The Happening is random and abstract—but that’s OK
A vague threat haunts M. Night Shyamalan’s latest
Welcome to the latest episode of Shyamalan schadenfreude, as we watch our favorite loopy auteur deliver the third entry of his WTF? Series, following The Village and Lady in the Water. It’s nowhere near as excruciating as those two, but admittedly The Happening will be cited as an instant camp classic, if by camp you mean earnestness met by derision.
As The Happening opens there is unrest in Central Park; there is trouble with the trees. Leaves flutter and passersby pause, blink … and start acting very strangely. Or, as one observer puts it, “Those people are clawing at themselves.”

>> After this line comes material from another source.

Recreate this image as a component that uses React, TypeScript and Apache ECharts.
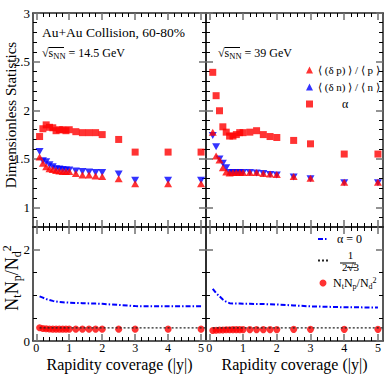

Now, the big thing about film is that you show, don’t tell. Otherwise it’s radio with pictures. To have a character tell us what’s happening and then not show it is, well, cinematic blueballing. To fall back on that two minutes into the movie is an ill wind a’blowin'.
The big problem here is the premise. Not so much the premise itself (to give it away would be to give away the meaning of the film’s title), but how you convey the threat of an abstract menace. I mean, all of a sudden folks are killing themselves, but there’s no threat to Mark Wahlberg and his funky bunch of runaways other than the possibility that they might get suicidal themselves. Even when one character gets exposed and is supposed to seem threatening, there’s still no sense of menace there.
Ultimately the premise isn’t any sillier than a man wrapping himself in tin and flying about the sky, or delivering any moments more ludicrous than someone jumping into a refrigerator to escape a nuclear blast. In an odd way, it plays sort of like The Birds without the birds, or Night of the Living Dead without the zombies, dread or nihilistic ending.
I was never bored, just mildly intrigued throughout. It was sort of odd—no peaks or dips, just a sort of sustained tone whether folks are yammering at each other, running away or shoving a knitting needle down their throat.